Sizing a Complete Random Design
The same principles apply for sample sizes and power calculations as were presented earlier. Typically a completely randomized design is analyzed to estimate precision of a treatment mean or the difference of two treatment means. Confidence intervals or power curves can be applied to sizing a future experiment. If we want to size a future experiment comparing heart rate between control and moderate-intensity exercise, what is the minimum number of people we would need per group in order to detect an effect as large as the mean heart rate difference from this experiment?
R
# delta = the observed effect size between groups
# sd = standard deviation
# significance level (Type 1 error probability or false positive rate) = 0.05
# type = two-sample t-test
# What is the minimum sample size we would need at 80% power?
controlMean <- heart_rate %>%
filter(exercise_group == "control") %>%
summarise(mean = mean(heart_rate))
moderateMean <- heart_rate %>%
filter(exercise_group == "moderate intensity") %>%
summarise(mean = mean(heart_rate))
delta <- controlMean - moderateMean
power.t.test(delta = delta[[1]], sd = sd(heart_rate$heart_rate),
sig.level = 0.05, type = "two.sample", power = 0.8)
OUTPUT
Two-sample t test power calculation
n = 15.01468
delta = 7.267638
sd = 6.861167
sig.level = 0.05
power = 0.8
alternative = two.sided
NOTE: n is number in *each* group
To obtain an effect size as large as the observed effect size between control and moderate-intensity exercise groups, you would need 15 participants per group to obtain 80% statistical power.

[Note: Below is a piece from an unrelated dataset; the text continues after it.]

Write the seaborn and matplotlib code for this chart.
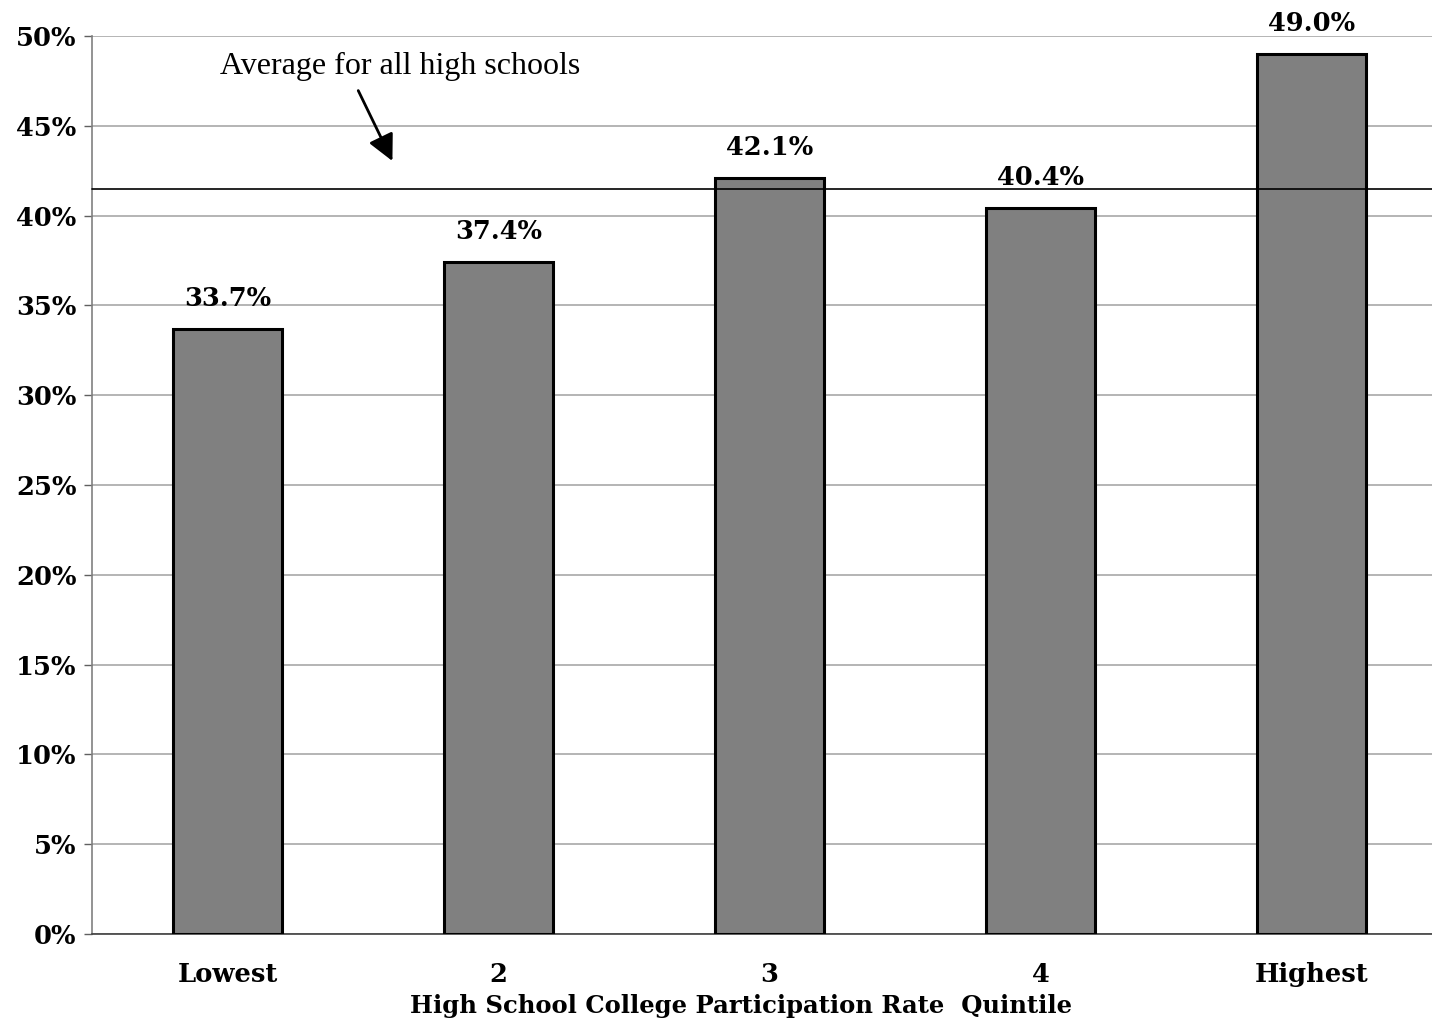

Would you expect to need more or fewer participants per group to investigate the difference between control and high-intensity exercise on heart rate? Between moderate- and high-intensity?
A Single Quantitative Factor
Design issues
factor levels? two levels and connect a line? nature can throw you a curve so choose intermediate levels between two levels known from previous studies replicates per level?
Key Points
- CRD is a simple design that can be used when experimental units are homogeneous.